Pull out every line below containing the word "image".

## [EXERCISE DATA]

----

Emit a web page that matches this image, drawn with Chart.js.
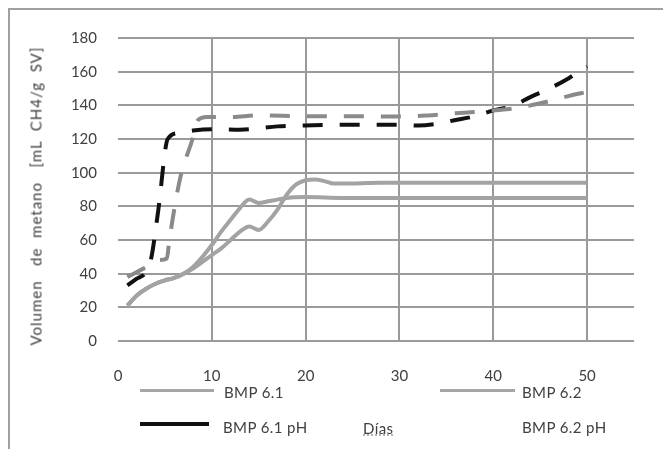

----

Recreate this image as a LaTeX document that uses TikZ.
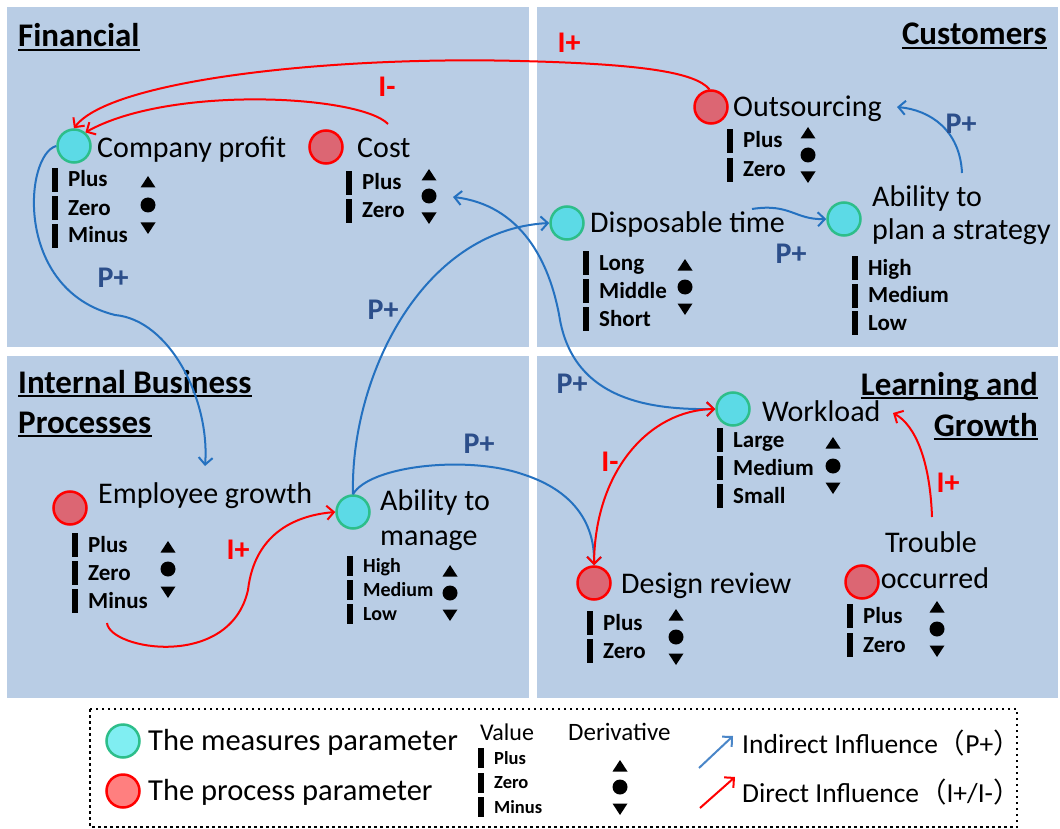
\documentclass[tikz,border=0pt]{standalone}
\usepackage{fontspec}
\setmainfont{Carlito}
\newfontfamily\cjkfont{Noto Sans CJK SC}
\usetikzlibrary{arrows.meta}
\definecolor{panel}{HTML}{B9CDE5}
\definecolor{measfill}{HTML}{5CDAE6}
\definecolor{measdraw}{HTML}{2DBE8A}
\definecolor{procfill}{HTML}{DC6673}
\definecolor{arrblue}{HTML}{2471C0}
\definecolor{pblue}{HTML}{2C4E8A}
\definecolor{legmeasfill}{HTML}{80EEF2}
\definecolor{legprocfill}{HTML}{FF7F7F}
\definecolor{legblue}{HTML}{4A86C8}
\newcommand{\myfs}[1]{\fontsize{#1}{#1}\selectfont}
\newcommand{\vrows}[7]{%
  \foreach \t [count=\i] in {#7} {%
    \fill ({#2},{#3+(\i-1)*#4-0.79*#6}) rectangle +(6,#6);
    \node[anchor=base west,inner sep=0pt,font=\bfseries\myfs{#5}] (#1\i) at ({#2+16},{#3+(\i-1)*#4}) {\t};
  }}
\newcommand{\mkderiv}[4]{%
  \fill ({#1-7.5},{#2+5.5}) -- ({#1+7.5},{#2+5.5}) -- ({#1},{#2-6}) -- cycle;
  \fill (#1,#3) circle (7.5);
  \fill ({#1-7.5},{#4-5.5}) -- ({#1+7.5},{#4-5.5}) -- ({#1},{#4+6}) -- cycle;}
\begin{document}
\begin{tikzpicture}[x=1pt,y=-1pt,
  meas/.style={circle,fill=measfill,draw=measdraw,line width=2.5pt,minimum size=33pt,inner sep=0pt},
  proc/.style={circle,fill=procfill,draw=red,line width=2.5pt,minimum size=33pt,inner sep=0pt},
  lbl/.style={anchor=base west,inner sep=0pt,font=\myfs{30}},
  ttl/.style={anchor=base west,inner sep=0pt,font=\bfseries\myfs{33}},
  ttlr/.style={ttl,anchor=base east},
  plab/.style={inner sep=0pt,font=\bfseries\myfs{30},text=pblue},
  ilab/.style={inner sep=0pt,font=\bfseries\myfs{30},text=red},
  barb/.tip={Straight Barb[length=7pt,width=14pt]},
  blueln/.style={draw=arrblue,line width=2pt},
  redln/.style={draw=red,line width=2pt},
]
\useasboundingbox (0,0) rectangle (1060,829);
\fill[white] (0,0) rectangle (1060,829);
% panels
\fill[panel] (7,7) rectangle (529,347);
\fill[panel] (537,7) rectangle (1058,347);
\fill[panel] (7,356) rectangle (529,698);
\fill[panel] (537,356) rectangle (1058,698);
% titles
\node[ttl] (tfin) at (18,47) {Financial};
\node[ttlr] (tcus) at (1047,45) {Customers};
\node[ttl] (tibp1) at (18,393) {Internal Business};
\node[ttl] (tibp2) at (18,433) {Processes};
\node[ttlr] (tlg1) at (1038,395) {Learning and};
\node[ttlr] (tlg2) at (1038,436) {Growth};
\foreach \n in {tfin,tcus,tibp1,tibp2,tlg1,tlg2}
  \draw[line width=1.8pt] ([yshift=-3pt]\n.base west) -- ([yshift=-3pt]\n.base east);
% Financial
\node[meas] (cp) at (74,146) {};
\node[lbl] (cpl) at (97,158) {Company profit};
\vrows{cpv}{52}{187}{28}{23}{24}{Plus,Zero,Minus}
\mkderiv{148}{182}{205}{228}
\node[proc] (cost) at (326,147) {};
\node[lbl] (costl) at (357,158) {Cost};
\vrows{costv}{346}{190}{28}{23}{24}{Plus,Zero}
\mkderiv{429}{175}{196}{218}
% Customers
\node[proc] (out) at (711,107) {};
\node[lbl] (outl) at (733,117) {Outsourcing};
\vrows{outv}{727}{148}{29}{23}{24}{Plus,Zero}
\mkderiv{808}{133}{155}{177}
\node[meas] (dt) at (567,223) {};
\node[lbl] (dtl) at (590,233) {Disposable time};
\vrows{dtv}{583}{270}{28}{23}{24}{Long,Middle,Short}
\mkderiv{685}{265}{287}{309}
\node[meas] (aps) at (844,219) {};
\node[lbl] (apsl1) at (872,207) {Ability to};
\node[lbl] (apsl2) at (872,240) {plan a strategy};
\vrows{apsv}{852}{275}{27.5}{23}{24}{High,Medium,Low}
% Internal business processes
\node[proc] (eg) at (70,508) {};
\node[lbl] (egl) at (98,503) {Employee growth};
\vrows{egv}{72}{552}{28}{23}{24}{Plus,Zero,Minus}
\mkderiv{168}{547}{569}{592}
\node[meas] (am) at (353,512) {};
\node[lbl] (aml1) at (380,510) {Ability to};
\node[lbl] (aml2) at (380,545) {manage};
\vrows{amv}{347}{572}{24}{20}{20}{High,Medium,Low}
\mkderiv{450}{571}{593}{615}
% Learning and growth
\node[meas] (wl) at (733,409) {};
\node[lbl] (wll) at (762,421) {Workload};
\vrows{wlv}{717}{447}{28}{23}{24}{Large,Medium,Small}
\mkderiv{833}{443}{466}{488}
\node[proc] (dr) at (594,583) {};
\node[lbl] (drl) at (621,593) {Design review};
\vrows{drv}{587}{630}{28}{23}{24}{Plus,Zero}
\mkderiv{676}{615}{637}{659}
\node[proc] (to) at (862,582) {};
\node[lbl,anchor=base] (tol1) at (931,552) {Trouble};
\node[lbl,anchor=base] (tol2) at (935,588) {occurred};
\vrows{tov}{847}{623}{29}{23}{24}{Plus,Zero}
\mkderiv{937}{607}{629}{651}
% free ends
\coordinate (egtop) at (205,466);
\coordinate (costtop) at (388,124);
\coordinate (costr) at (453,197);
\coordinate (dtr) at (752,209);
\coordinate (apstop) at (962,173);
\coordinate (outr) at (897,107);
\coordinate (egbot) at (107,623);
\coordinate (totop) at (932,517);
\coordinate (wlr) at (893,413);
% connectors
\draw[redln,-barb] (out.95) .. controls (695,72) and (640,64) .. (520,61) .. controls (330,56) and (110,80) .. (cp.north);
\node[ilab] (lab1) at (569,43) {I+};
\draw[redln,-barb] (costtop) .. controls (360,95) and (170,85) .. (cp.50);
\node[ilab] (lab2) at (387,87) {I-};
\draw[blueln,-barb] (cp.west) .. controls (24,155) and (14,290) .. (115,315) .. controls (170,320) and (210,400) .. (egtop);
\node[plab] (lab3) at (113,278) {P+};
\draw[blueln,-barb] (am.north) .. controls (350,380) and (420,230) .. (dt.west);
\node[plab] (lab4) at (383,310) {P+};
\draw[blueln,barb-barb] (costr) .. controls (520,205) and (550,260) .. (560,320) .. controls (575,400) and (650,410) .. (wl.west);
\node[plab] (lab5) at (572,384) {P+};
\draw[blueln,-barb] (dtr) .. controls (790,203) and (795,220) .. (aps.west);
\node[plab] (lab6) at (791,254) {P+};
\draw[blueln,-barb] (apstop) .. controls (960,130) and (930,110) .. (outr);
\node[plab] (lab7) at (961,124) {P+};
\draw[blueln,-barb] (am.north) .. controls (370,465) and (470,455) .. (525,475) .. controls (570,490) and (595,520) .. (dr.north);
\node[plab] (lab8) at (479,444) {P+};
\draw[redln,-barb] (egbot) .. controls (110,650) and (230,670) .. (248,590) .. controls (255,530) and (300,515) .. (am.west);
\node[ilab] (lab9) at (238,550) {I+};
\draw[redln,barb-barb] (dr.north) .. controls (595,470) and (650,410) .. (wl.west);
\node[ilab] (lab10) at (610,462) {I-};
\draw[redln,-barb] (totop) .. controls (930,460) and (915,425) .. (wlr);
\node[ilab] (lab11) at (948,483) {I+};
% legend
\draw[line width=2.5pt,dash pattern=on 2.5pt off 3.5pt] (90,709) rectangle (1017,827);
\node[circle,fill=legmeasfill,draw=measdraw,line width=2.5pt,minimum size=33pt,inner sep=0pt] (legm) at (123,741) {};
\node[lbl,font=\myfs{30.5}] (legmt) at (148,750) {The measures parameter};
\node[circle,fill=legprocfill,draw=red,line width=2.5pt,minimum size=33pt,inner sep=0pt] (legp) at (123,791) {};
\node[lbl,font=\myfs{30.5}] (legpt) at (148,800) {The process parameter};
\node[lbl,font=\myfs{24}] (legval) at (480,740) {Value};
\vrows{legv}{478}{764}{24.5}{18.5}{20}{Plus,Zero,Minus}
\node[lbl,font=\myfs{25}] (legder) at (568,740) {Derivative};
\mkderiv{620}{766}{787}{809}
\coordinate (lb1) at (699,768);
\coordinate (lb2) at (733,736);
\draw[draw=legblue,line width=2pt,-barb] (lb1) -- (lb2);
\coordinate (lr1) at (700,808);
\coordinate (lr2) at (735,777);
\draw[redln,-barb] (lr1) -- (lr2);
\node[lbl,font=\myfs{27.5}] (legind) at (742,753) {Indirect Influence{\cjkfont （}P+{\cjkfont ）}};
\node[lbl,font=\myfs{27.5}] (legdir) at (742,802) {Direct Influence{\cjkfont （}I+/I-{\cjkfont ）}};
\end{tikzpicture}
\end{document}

----

## [THE ANSWER]
Emit a web page that matches this image, drawn with Chart.js.
Recreate this image as a LaTeX document that uses TikZ.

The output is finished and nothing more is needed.